También podemos dibujar mapas en un trozo de papel y trazar líneas imaginarias sobre esos mapas, y creer que podemos dividir la tierra y alzar muros entre los pueblos, y convencer a sus moradores de que al otro lado del muro viven otros moradores que no merecen vivir en este lado de la grotesca frontera. Quienes recurren a la perversión de la historia humana –una irrisoria partícula de la historia de la tierra- para inocular el sentimiento de superioridad en los supuestos hijos de un trozo de tierra, solo engañan a los imbéciles.

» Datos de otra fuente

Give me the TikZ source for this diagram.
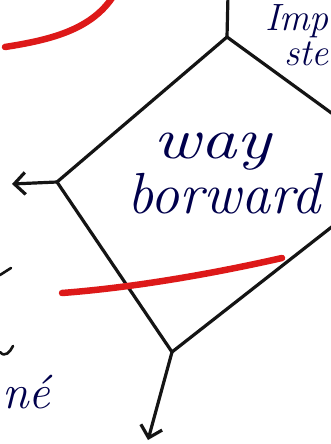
\documentclass[tikz,border=0pt]{standalone}
\usetikzlibrary{arrows.meta}
\begin{document}
\begin{tikzpicture}[x=1pt,y=-1pt,
  ink/.style={line width=3.2pt,color=black!92,line cap=round,line join=round},
  hand/.style={font=\fontsize{58}{58}\selectfont\itshape,text=blue!30!black,inner sep=0pt},
  small/.style={font=\fontsize{38}{38}\selectfont\itshape,text=blue!30!black,inner sep=0pt},
  marker/.style={line width=6.5pt,color=red!85!black!90,line cap=round},
  tip/.style={ink,-{Straight Barb[length=11pt,width=22pt,line width=3.2pt]}}]
\useasboundingbox (0,0) rectangle (331,444);
\fill[white] (0,0) rectangle (331,444);
\clip (0,0) rectangle (331,444);
% diamond corners
\coordinate (T) at (227,37);
\coordinate (L) at (57,182);
\coordinate (B) at (172,352);
\coordinate (R) at (407,168);
\coordinate (up) at (228,-5);
\coordinate (leftend) at (12,184);
\coordinate (downend) at (148,440);
\draw[ink] (T) -- (L) -- (B) -- (R) -- cycle;
\draw[ink] (T) -- (up);
\draw[tip] (L) -- (leftend);
\draw[tip] (B) -- (downend);
% texts
\node[hand,anchor=base] (way) at (212,158) {\scalebox{1.25}[1]{way}};
\node[hand,anchor=base] (fw) at (224,213) {borward};
\node[small,anchor=base east] (imp) at (329,31) {Imp};
\node[small,anchor=base east] (ste) at (329,66) {ste};
\node[hand,anchor=base west,font=\fontsize{48}{48}\selectfont\itshape] (ne) at (2,408) {né};
% stray strokes at left edge
\draw[ink,line width=2.6pt] (0,275) -- (11,268);
\draw[ink,line width=2.6pt] (0,352) .. controls (5,358) and (10,352) .. (13,346);
% red marker strokes
\draw[marker] (5,47) .. controls (50,40) and (90,30) .. (112,-2);
\draw[marker] (62,293) .. controls (140,287) and (220,272) .. (282,258);
\end{tikzpicture}
\end{document}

Todo eso de la patria, de la nación y del estúpido orgullo colectivo, no es más que un cuento para envenenar a los hombres y enemistarlos entre sí. ¿Acaso estoy obligado a sentirme más unido a los que habitan España que al resto del mundo? 
A lo mejor va a ser que los seres humanos deberían identificarse por otras ideas, otros principios en los que prevalezca la simple dignidad. Claro que, un ideal tan coherente, solo puede circunscribirse en los términos de la utopía, o más bien en la más simple de las ingenuidades.